Building tender prices in the WA capital will rise up to 7 per cent this calendar year, more than the forecast increases of up to 5 per cent in Sydney, Brisbane and Darwin, the Amsterdam-based company says in its Australia Construction Market View, Summer 2022 report.
While energy and commodity prices – which have a direct effect on materials such as steel, timber and concrete – were influencing costs in the short term, those US dollar-denominated costs were something over which Australia had little control.
The bigger influence on pricing over the next decade – which the country could influence by smoother and more efficient immigration policies – was labour costs, Arcadis said.
“Materials cost increases have been driving the cost of construction,” said Matthew Mackey, Arcadis’ Australia Pacific executive director of cost and commercial Management.
“We think that’s going to settle down later this year.
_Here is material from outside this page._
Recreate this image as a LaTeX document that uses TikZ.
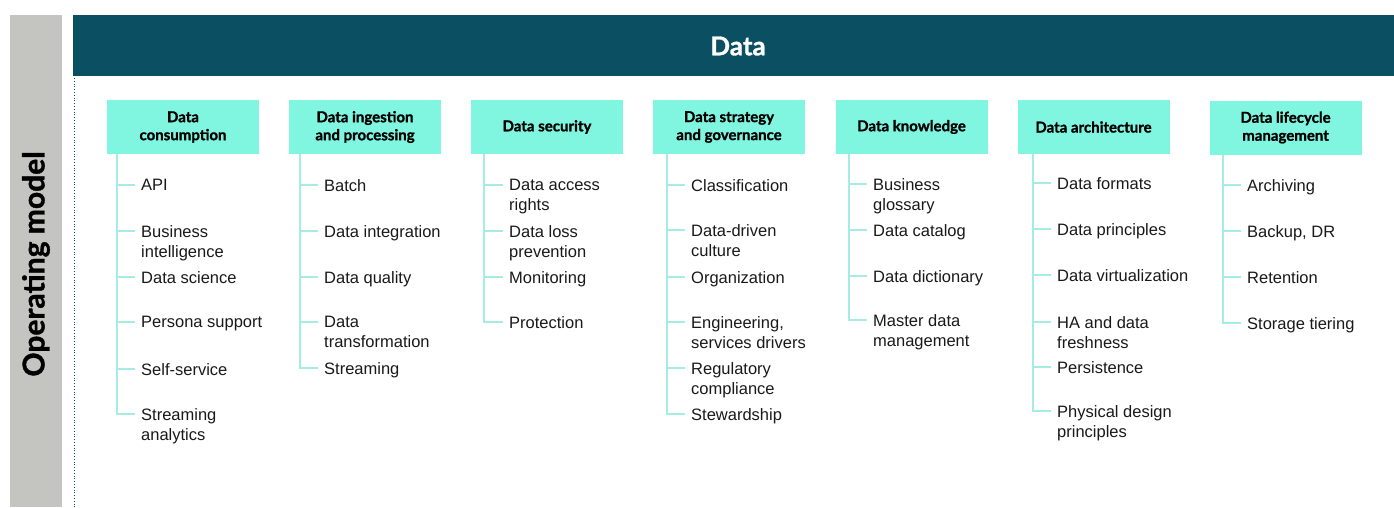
\documentclass[tikz,border=0pt]{standalone}
\usepackage{fontspec}
\setmainfont{Liberation Sans}
\newfontfamily\headfont{Lato}[BoldFeatures={FakeBold=1.2}]
\usetikzlibrary{positioning}

\definecolor{bandgrey}{HTML}{C4C4C0}
\definecolor{datateal}{HTML}{0B4F63}
\definecolor{aqua}{HTML}{80F6E1}
\definecolor{twiggreen}{HTML}{A4ECE4}

\tikzset{
  area/.style={fill=aqua, minimum width=152pt, minimum height=54pt, inner sep=0pt,
    align=center, font=\headfont\bfseries\fontsize{15}{18}\selectfont},
  item/.style={anchor=north west, inner xsep=6pt, inner ysep=0pt, align=left,
    text=black!90, font=\fontsize{16.5}{20}\selectfont},
  twig/.style={draw=twiggreen, line width=1.3pt},
}

\begin{document}
\begin{tikzpicture}[x=1pt,y=-1pt]
\useasboundingbox (0,0) rectangle (1394,507);

% side band and banner
\fill[bandgrey] (10,15) rectangle (62,507);
\node[rotate=90, font=\headfont\bfseries\fontsize{30}{34}\selectfont, name=side] at (36,264) {Operating model};
\fill[datateal] (73,15) rectangle (1394,76);
\node[text=white, font=\headfont\bfseries\fontsize{26}{30}\selectfont, name=title] at (738,46) {Data};
\coordinate (dtop) at (74,78);
\coordinate (dbot) at (74,507);
\draw[datateal, line width=0.8pt, dotted] (dtop) -- (dbot);

% areas
\node[area, name=h1] at (183,127) {Data\\consumption};
\node[area, name=h2] at (365,127) {Data ingestion\\and processing};
\node[area, name=h3] at (547,127) {Data security};
\node[area, name=h4] at (729,127) {Data strategy\\and governance};
\node[area, name=h5] at (911.5,127) {Data knowledge};
\node[area, name=h6] at (1093.5,127) {Data architecture};
\node[area, name=h7] at (1285.5,127.5) {Data lifecycle\\management};

% Data consumption
\coordinate (ta1) at (117,185);
\coordinate (ta2) at (117,231);
\coordinate (ta3) at (117,277);
\coordinate (ta4) at (117,322);
\coordinate (ta5) at (117,369);
\coordinate (ta6) at (117,414);
\node[item, name=a1] at (135,179) {API};
\node[item, name=a2] at (135,225) {Business\\intelligence};
\node[item, name=a3] at (135,271) {Data science};
\node[item, name=a4] at (135,316) {Persona support};
\node[item, name=a5] at (135,363) {Self-service};
\node[item, name=a6] at (135,408) {Streaming\\analytics};
\draw[twig] (ta1 |- h1.south) -- (ta6) -- (ta6 -| a6.west)
  (ta1) -- (ta1 -| a1.west) (ta2) -- (ta2 -| a2.west) (ta3) -- (ta3 -| a3.west)
  (ta4) -- (ta4 -| a4.west) (ta5) -- (ta5 -| a5.west);

% Data ingestion and processing
\coordinate (tb1) at (300,185);
\coordinate (tb2) at (300,231);
\coordinate (tb3) at (300,277);
\coordinate (tb4) at (300,322);
\coordinate (tb5) at (300,368);
\node[item, name=b1] at (318,179) {Batch};
\node[item, name=b2] at (318,225) {Data integration};
\node[item, name=b3] at (318,271) {Data quality};
\node[item, name=b4] at (318,316) {Data\\transformation};
\node[item, name=b5] at (318,362) {Streaming};
\draw[twig] (tb1 |- h2.south) -- (tb5) -- (tb5 -| b5.west)
  (tb1) -- (tb1 -| b1.west) (tb2) -- (tb2 -| b2.west) (tb3) -- (tb3 -| b3.west)
  (tb4) -- (tb4 -| b4.west);

% Data security
\coordinate (tc1) at (484,185);
\coordinate (tc2) at (484,231);
\coordinate (tc3) at (484,277);
\coordinate (tc4) at (484,322);
\node[item, name=c1] at (503,179) {Data access\\rights};
\node[item, name=c2] at (503,225) {Data loss\\prevention};
\node[item, name=c3] at (503,271) {Monitoring};
\node[item, name=c4] at (503,316) {Protection};
\draw[twig] (tc1 |- h3.south) -- (tc4) -- (tc4 -| c4.west)
  (tc1) -- (tc1 -| c1.west) (tc2) -- (tc2 -| c2.west) (tc3) -- (tc3 -| c3.west);

% Data strategy and governance
\coordinate (td1) at (667,185);
\coordinate (td2) at (667,230);
\coordinate (td3) at (667,277);
\coordinate (td4) at (667,322);
\coordinate (td5) at (667,368);
\coordinate (td6) at (667,414);
\node[item, name=d1] at (685,179) {Classification};
\node[item, name=d2] at (685,224) {Data-driven\\culture};
\node[item, name=d3] at (685,271) {Organization};
\node[item, name=d4] at (685,316) {Engineering,\\services drivers};
\node[item, name=d5] at (685,362) {Regulatory\\compliance};
\node[item, name=d6] at (685,408) {Stewardship};
\draw[twig] (td1 |- h4.south) -- (td6) -- (td6 -| d6.west)
  (td1) -- (td1 -| d1.west) (td2) -- (td2 -| d2.west) (td3) -- (td3 -| d3.west)
  (td4) -- (td4 -| d4.west) (td5) -- (td5 -| d5.west);

% Data knowledge
\coordinate (te1) at (849,184);
\coordinate (te2) at (849,230);
\coordinate (te3) at (849,276);
\coordinate (te4) at (849,320);
\node[item, name=e1] at (867,178) {Business\\glossary};
\node[item, name=e2] at (867,224) {Data catalog};
\node[item, name=e3] at (867,270) {Data dictionary};
\node[item, name=e4] at (867,314) {Master data\\management};
\draw[twig] (te1 |- h5.south) -- (te4) -- (te4 -| e4.west)
  (te1) -- (te1 -| e1.west) (te2) -- (te2 -| e2.west) (te3) -- (te3 -| e3.west);

% Data architecture
\coordinate (tf1) at (1033,183);
\coordinate (tf2) at (1033,229);
\coordinate (tf3) at (1033,275);
\coordinate (tf4) at (1033,322);
\coordinate (tf5) at (1033,367);
\coordinate (tf6) at (1033,411);
\node[item, name=f1] at (1051,177) {Data formats};
\node[item, name=f2] at (1051,223) {Data principles};
\node[item, name=f3] at (1051,269) {Data virtualization};
\node[item, name=f4] at (1051,316) {HA and data\\freshness};
\node[item, name=f5] at (1051,361) {Persistence};
\node[item, name=f6] at (1051,405) {Physical design\\principles};
\draw[twig] (tf1 |- h6.south) -- (tf6) -- (tf6 -| f6.west)
  (tf1) -- (tf1 -| f1.west) (tf2) -- (tf2 -| f2.west) (tf3) -- (tf3 -| f3.west)
  (tf4) -- (tf4 -| f4.west) (tf5) -- (tf5 -| f5.west);

% Data lifecycle management
\coordinate (tg1) at (1223,185);
\coordinate (tg2) at (1223,231);
\coordinate (tg3) at (1223,277);
\coordinate (tg4) at (1223,323);
\node[item, name=g1] at (1241,179) {Archiving};
\node[item, name=g2] at (1241,225) {Backup, DR};
\node[item, name=g3] at (1241,271) {Retention};
\node[item, name=g4] at (1241,317) {Storage tiering};
\draw[twig] (tg1 |- h7.south) -- (tg4) -- (tg4 -| g4.west)
  (tg1) -- (tg1 -| g1.west) (tg2) -- (tg2 -| g2.west) (tg3) -- (tg3 -| g3.west);
\end{tikzpicture}
\end{document}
Rising labour costs are going to become the main issue.”
Perth, like Brisbane, suffered country-leading tender price inflation over 12 per cent last year, largely due to pandemic border restrictions that impeded the flow of workers and materials.
The reopening of interstate borders will ease much of this pressure, but as large-scale infrastructure projects ramp up in this country – at the same time as they do in countries such as the UK and US – Australia will be competing hard for skilled workers with the rest of the world, Mr Mackey said.
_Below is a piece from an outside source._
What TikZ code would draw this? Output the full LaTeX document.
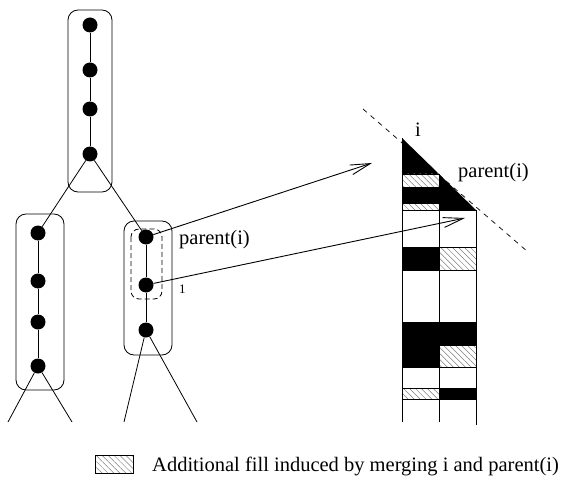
\documentclass[tikz,border=0pt]{standalone}
\usepackage{fontspec}
\setmainfont{Liberation Serif}
\usetikzlibrary{arrows.meta,patterns.meta}
\begin{document}
\begin{tikzpicture}[x=1pt,y=-1pt,
  dot/.style={circle,fill=black,inner sep=0pt,minimum size=15pt},
  grp/.style={draw,rounded corners=10pt,line width=0.8pt},
  edge/.style={line width=0.8pt},
  arr/.style={line width=0.9pt,-{Straight Barb[length=20pt,width=10pt,line width=0.9pt]}},
  hatch/.style={preaction={fill=white},pattern={Lines[angle=-45,distance=4.2pt,line width=0.5pt]},pattern color=gray,draw,line width=0.7pt},
  blk/.style={fill=black,draw,line width=0.7pt},
  lbl/.style={inner sep=0pt,font=\fontsize{20.5}{24}\selectfont},
  small/.style={inner sep=0pt,font=\fontsize{13}{15}\selectfont}]
\useasboundingbox (0,0) rectangle (569,478);

% group boxes
\draw[grp] (68,10) rectangle (112,192);
\draw[grp] (16,214) rectangle (64,390);
\draw[grp] (124,221) rectangle (172,355);
\draw[line width=0.8pt,dashed,dash pattern=on 5pt off 3pt,rounded corners=8pt] (131,229) rectangle (162,299);

% dots
\node[dot] (a1) at (90,25) {};
\node[dot] (a2) at (90,70) {};
\node[dot] (a3) at (90,109) {};
\node[dot] (a4) at (90,154) {};
\node[dot] (b1) at (38,233) {};
\node[dot] (b2) at (38,281) {};
\node[dot] (b3) at (38,322) {};
\node[dot] (b4) at (38,366) {};
\node[dot] (c1) at (146,237) {};
\node[dot] (c2) at (146,285) {};
\node[dot] (c3) at (146,330) {};

\coordinate (bl) at (8,422);
\coordinate (br) at (72,422);
\coordinate (cl) at (124,422);
\coordinate (cr) at (197,422);

\draw[edge] (a1) -- (a2) -- (a3) -- (a4);
\draw[edge] (b1) -- (b2) -- (b3) -- (b4);
\draw[edge] (c1) -- (c2) -- (c3);
\draw[edge] (a4) -- (b1);
\draw[edge] (a4) -- (c1);
\draw[edge] (b4) -- (bl);
\draw[edge] (b4) -- (br);
\draw[edge] (c3) -- (cl);
\draw[edge] (c3) -- (cr);

\node[lbl,anchor=west] (pl) at (179,240) {parent(i)};
\node[small,anchor=west] (il) at (179,289) {1};

% matrix
\fill[black] (402,138) -- (476,210) -- (402,210) -- cycle;
\draw[hatch] (402,174) rectangle (439,187);
\draw[hatch] (402,203) rectangle (439,210);

\draw[blk] (402,247) rectangle (439,270);
\draw[hatch] (439,247) rectangle (476,270);
\draw[blk] (402,322) rectangle (476,345);
\draw[blk] (402,345) rectangle (439,367);
\draw[hatch] (439,345) rectangle (476,367);
\draw[hatch] (402,388) rectangle (439,399);
\draw[blk] (439,388) rectangle (476,399);

\draw[edge] (402,138) -- (402,422);
\draw[edge] (439,174) -- (439,422);
\draw[edge] (476,210) -- (476,425);
\foreach \yy in {210,247,270,322,367,388,399}
  \draw[edge] (402,\yy) -- (476,\yy);

\draw[line width=0.7pt,dash pattern=on 5pt off 5pt] (363,109) -- (528,252);

\node[lbl,anchor=base] (ti) at (418,137) {i};
\node[lbl,anchor=west] (tp) at (458,173) {parent(i)};

% arrows
\coordinate (t1) at (372,163);
\coordinate (t2) at (465,218);
\draw[arr] (c1) -- (t1);
\draw[arr] (c2) -- (t2);

% legend
\draw[hatch] (95,455) rectangle (133,473);
\node[lbl,anchor=west] (leg) at (152,466) {Additional fill induced by merging i and parent(i)};
\end{tikzpicture}
\end{document}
Perth is facing tender price rises of 5-7 per cent this calendar year while Brisbane is looking at 4-5 per cent growth, equal to Sydney.
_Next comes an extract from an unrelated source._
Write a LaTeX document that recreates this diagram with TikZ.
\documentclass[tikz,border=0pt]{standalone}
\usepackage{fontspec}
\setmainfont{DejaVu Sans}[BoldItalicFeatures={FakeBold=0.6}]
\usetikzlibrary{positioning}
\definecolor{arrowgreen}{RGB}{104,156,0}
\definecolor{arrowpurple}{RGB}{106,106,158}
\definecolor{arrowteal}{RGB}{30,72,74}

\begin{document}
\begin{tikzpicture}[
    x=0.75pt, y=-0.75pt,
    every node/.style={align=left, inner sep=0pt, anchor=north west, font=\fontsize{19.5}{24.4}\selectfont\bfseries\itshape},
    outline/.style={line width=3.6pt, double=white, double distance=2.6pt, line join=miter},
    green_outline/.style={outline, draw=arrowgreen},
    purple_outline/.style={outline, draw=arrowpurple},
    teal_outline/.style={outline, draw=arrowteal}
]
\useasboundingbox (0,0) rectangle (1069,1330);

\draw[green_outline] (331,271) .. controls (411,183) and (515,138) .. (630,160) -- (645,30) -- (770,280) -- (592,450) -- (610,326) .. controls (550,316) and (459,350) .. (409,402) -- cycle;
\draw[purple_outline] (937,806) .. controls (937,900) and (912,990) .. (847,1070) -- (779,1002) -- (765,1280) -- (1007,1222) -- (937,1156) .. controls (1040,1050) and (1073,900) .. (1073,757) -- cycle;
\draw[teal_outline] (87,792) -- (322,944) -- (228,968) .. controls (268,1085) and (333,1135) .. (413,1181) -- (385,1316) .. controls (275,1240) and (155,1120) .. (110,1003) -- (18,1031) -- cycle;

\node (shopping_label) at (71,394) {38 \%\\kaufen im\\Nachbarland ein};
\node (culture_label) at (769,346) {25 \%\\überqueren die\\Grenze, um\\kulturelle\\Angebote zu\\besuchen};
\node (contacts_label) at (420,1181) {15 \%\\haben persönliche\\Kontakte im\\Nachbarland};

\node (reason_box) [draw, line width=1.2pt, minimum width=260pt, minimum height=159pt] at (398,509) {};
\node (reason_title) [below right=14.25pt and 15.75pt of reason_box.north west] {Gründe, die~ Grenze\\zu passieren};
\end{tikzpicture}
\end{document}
Darwin is in for a 3-5 per cent increase, Melbourne 3-4 per cent and Adelaide and Canberra a 2-3 per cent rise.
Different dynamics are at play in the capitals of the two resource-heavy states, however. In Perth, the pick-up in activity over the past 12 months was driving up demand for services and workers and contractors were already picking and choosing jobs, he said.
Brisbane, where activity levels were not so high, was hampered by Queensland’s “very, very shallow” contractor base – which had taken a further hit from the collapse of commercial builder Condev last month, Mr Mackey said.
“When have those contractors collapse, there’s an impact on the trades as well,” he said.
“You have fewer contractors doing delivery.”
Builders are racing to get projects done before costs rise further. Rich List developer Max Beck last week told The Australian Financial Review his company opted to take on itself the construction work left undone at their Caulfield Village project in Melbourne when joint venture partner Probuild collapsed because the delays and extra costs associated with finding another builder would push the overall price much higher.
“The only way you can get them on site would be on a cost plus basis, you see, otherwise, they’d have to go away and price all the work, they’d be four weeks gone doing that,” Mr Beck said.
“And then they’d load everything up.”
Australia’s economy – more affected by global supply chains and economies in the pandemic than at any time since the GFC 20 years ago – needed to improve its ability to bring skilled workers into the country, said Mr Mackey, who is currently trying to get a visa for a person in the UK and has been told the process could take anything from two weeks to six months.